I have been reading A Disputation on Holy Scripture by William Whitaker. Whitaker was a 16th century Protestant and the book was published in 1588. While addressing the matter of whether the epistle to Philemon belongs in the biblical canon, Whitaker makes some interesting comments about the letter’s teaching on slavery, in which he cites and affirms John Chrysostom’s (4th century) view against Christian abolitionism:

“Chrysostom and Jerome, in the preface to the epistle of Paul to Philemon, testify that it was by some not received as canonical; which consideration they were led into by considering that human frailty could not bear the continual uninterrupted action of the Holy Ghost, and that the apostles must have spoken some things by a mere human spirit. Amongst these they classed this epistle, as containing in it nothing worthy of an apostolic and divine authority, or useful to us.
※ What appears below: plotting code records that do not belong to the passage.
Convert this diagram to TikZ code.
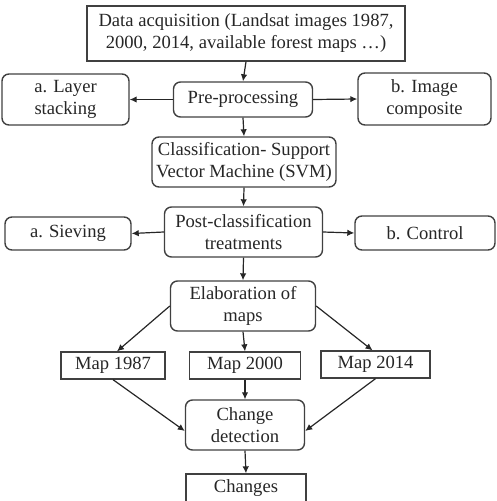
\documentclass[tikz,border=0pt]{standalone}
\usepackage{fontspec}
\setmainfont{Liberation Serif}
\usetikzlibrary{arrows.meta}
\begin{document}
\begin{tikzpicture}[x=1pt,y=-1pt,
  every node/.style={font=\fontsize{18.6}{22}\selectfont, align=center, inner sep=0pt, text=black!85},
  sq/.style={draw=black!75, line width=1.3pt},
  rd/.style={draw=black!75, line width=1.4pt, rounded corners=7pt},
  arr/.style={draw=black!85, line width=1.2pt, -{Latex[length=7pt,width=6.5pt]}}]
\useasboundingbox (0,0) rectangle (497,501);
\clip (0,0) rectangle (497,501);
\node[sq, minimum width=318pt, minimum height=55pt] (data) at (246,33.5) {Data acquisition (Landsat images 1987,\\2000, 2014, available forest maps …)};
\node[rd, minimum width=127pt, minimum height=51pt] (layer) at (65.5,99.5) {a. Layer\\stacking};
\node[rd, minimum width=139pt, minimum height=35pt] (pre) at (243,99.5) {Pre-processing};
\node[rd, minimum width=133pt, minimum height=52pt] (image) at (424.5,99) {b. Image\\composite};
\node[rd, minimum width=184pt, minimum height=50pt] (class) at (244,162) {Classification- Support\\Vector Machine (SVM)};
\node[rd, minimum width=158pt, minimum height=50pt] (post) at (243.5,232) {Post-classification\\treatments};
\node[rd, minimum width=126pt, minimum height=33pt] (sieve) at (68,233.5) {a. Sieving};
\node[rd, minimum width=140pt, minimum height=34pt] (control) at (425,233) {b. Control};
\node[rd, minimum width=145pt, minimum height=50pt] (elab) at (243,306) {Elaboration of\\maps};
\node[sq, minimum width=104pt, minimum height=27pt] (m1) at (113,365.5) {Map 1987};
\node[sq, minimum width=111pt, minimum height=27pt] (m2) at (245,365.5) {Map 2000};
\node[sq, minimum width=109pt, minimum height=27pt] (m3) at (375.5,364.5) {Map 2014};
\node[rd, minimum width=119pt, minimum height=50pt] (chg) at (245,425) {Change\\detection};
\node[sq, minimum width=120pt, minimum height=40pt, text depth=0pt] (res) at (246,494) {};
\node at (246,488) {Changes};
\draw[arr] (data.south) -- (pre.north);
\draw[arr] (pre.west) -- (layer.east);
\draw[arr] (pre.east) -- (image.west);
\draw[arr] (pre.south) -- (class.north);
\draw[arr] (class.south) -- (post.north);
\draw[arr] (post.west) -- (sieve.east);
\draw[arr] (post.east) -- (control.west);
\draw[arr] (post.south) -- (elab.north);
\draw[arr] (elab.west) -- ([xshift=4pt]m1.north);
\draw[arr] (elab.south) -- (m2.north);
\draw[arr] (elab.east) -- ([xshift=-3pt]m3.north);
\draw[arr] (m1.south) -- ([yshift=-6pt]chg.west);
\draw[arr] (m2.south) -- (chg.north);
\draw[arr] (m3.south) -- ([yshift=-6pt]chg.east);
\draw[arr] (chg.south) -- (res.north);
\end{tikzpicture}
\end{document}
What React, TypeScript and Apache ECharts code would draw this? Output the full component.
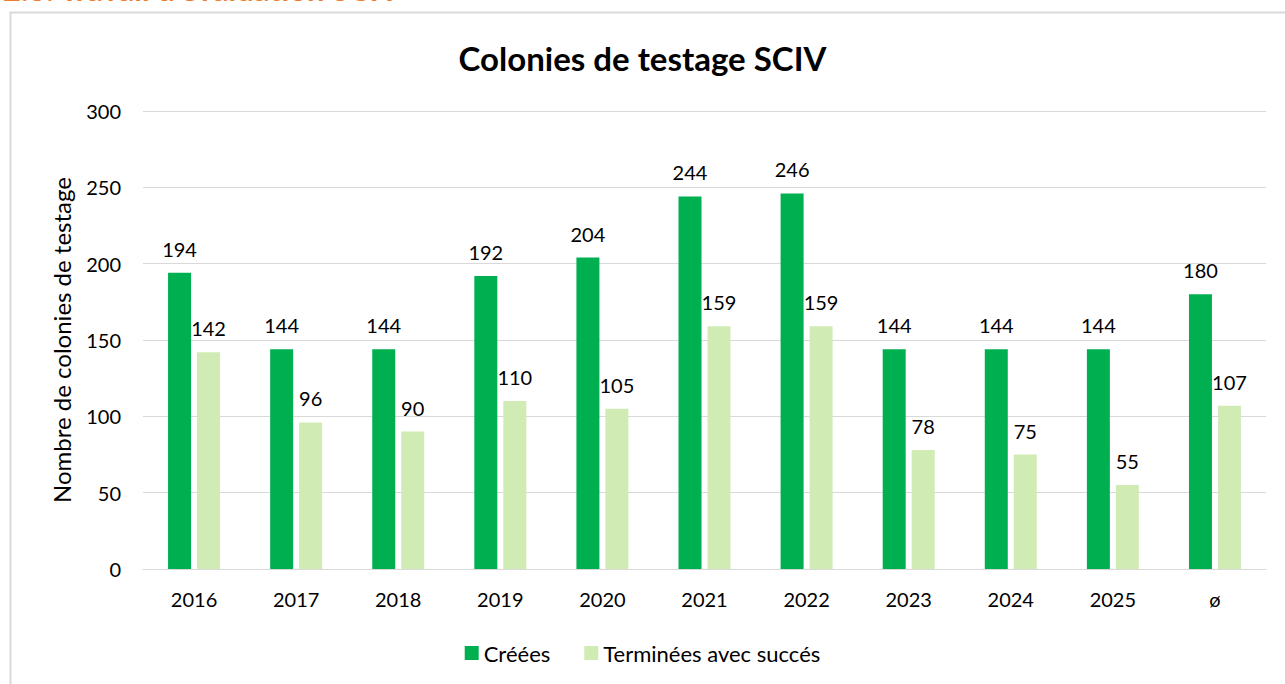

Chrysostom refutes this opinion, with much truth and beauty, in the argument of this epistle, and teaches us that many noble and necessary lessons may be learned from it: first, that we should extend our solicitude to the meanest [i.e., lowest] persons; secondly, that we should not despair of slaves (and therefore, still less of freemen) however wicked and abandoned; thirdly, that it is not lawful for anyone to withdraw a slave from his master under pretense of religion; fourthly, that it is our duty not to be ashamed of slaves, if they be honest men. Who now will say that this epistle is useless to us, from which we may learn so many and such distinguished lessons?

The value of this statement of Whitaker’s is that it clearly expresses both the view of the early church and the view of the Protestants, and shows that both were in agreement — not in opposition to slavery, as is almost the entirety of the modern professing church, but in opposition to abolitionism: “that it is not lawful for anyone to withdraw a slave from his master under pretense of religion.”